*Stored data*.
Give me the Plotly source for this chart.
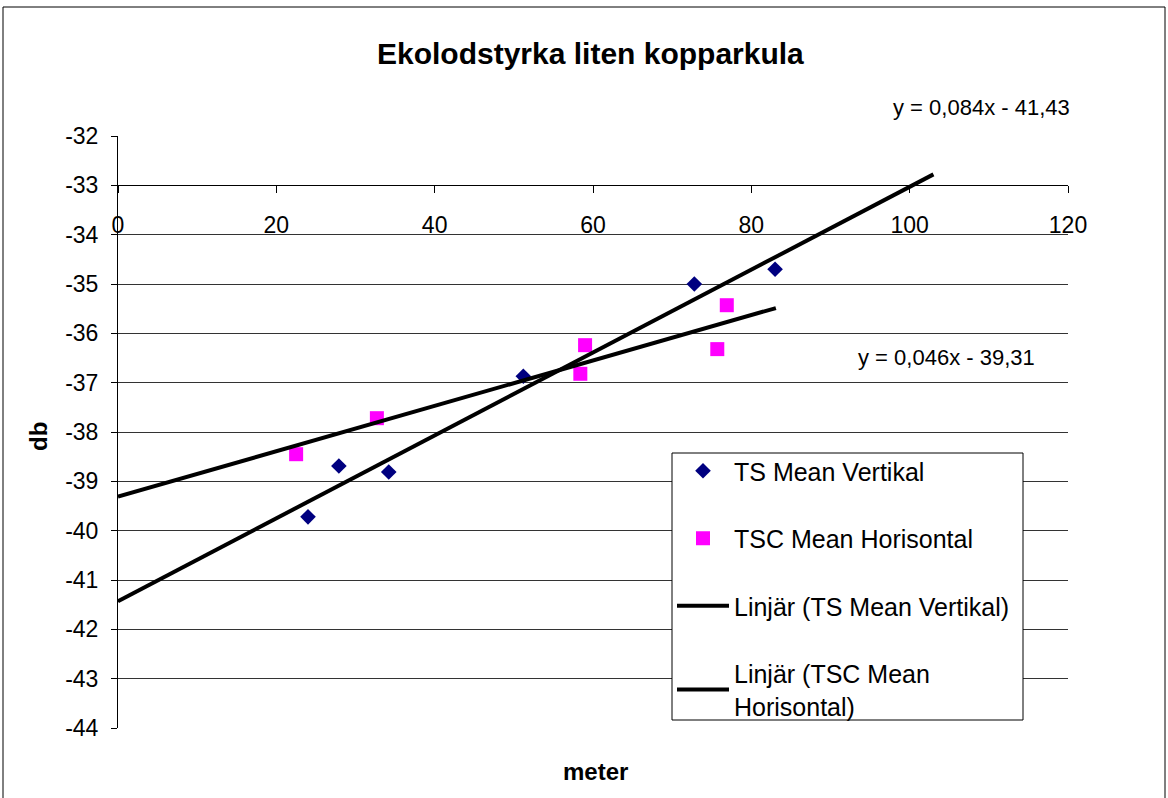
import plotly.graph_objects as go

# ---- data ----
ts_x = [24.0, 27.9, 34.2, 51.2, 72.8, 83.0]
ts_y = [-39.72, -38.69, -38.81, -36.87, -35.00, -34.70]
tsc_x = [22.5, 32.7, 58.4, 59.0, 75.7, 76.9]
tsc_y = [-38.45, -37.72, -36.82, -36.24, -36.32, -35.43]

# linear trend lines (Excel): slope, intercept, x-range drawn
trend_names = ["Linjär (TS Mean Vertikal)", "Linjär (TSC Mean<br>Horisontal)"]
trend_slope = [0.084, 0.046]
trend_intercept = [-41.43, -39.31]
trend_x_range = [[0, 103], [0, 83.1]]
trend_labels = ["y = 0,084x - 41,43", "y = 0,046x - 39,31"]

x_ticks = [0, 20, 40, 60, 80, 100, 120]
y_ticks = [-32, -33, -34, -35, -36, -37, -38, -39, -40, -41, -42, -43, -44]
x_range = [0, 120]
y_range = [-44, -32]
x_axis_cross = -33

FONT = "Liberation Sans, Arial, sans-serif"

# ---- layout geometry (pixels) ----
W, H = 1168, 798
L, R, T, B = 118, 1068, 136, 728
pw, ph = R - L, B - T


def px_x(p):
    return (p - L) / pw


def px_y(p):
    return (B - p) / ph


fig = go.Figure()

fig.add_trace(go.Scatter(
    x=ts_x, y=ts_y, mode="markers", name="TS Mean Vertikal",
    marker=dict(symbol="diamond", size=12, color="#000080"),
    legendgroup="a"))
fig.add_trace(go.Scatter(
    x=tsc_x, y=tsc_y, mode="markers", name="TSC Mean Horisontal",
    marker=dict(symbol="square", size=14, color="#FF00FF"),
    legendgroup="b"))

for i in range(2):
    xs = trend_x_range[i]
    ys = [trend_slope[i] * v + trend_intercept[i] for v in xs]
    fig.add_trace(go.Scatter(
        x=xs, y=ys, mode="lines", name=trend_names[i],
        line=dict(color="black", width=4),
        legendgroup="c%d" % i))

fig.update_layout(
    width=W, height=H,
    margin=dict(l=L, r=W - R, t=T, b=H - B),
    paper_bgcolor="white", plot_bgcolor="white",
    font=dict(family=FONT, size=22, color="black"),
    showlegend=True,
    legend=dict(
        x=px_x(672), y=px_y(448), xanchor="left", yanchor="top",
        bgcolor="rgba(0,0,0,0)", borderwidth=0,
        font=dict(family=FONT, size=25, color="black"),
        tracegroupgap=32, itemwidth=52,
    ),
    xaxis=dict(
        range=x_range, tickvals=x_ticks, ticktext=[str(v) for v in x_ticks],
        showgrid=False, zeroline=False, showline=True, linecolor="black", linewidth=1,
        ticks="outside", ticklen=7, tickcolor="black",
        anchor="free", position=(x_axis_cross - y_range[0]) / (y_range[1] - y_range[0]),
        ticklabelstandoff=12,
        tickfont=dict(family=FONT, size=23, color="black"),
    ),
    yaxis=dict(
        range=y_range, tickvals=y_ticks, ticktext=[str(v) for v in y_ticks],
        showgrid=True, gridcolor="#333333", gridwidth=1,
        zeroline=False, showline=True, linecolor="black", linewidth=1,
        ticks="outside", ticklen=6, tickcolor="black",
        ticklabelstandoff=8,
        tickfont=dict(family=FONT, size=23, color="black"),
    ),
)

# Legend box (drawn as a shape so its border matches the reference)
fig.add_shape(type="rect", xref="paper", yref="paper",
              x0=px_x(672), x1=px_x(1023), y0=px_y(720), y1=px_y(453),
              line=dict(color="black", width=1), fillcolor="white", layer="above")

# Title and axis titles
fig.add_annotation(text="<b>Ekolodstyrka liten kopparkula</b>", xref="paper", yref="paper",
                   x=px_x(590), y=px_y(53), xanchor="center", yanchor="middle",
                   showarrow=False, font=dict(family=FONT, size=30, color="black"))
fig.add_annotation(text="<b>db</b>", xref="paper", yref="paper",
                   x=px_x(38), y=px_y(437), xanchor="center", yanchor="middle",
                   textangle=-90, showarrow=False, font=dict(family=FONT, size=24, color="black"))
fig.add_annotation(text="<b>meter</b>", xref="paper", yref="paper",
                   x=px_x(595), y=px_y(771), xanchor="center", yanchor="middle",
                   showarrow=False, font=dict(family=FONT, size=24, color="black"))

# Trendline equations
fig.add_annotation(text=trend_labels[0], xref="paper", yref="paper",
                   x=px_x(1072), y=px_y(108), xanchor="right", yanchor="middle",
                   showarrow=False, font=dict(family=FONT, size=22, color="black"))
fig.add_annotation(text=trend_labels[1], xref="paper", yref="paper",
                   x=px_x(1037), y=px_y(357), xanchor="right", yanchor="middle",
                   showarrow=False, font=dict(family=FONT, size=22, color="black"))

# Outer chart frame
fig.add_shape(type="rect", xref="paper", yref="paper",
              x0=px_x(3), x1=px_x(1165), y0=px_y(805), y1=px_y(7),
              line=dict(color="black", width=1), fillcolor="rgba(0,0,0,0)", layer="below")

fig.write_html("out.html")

*Work required*.
Please take the lines from the beginning of the data above through the line holding "tsc_y = [-38.45, -37.72, -36.82, -36.24, -36.32, -35.43]" and transcribe them exactly, without any pictures.

*Correct output*.
Give me the Plotly source for this chart.
import plotly.graph_objects as go

# ---- data ----
ts_x = [24.0, 27.9, 34.2, 51.2, 72.8, 83.0]
ts_y = [-39.72, -38.69, -38.81, -36.87, -35.00, -34.70]
tsc_x = [22.5, 32.7, 58.4, 59.0, 75.7, 76.9]
tsc_y = [-38.45, -37.72, -36.82, -36.24, -36.32, -35.43]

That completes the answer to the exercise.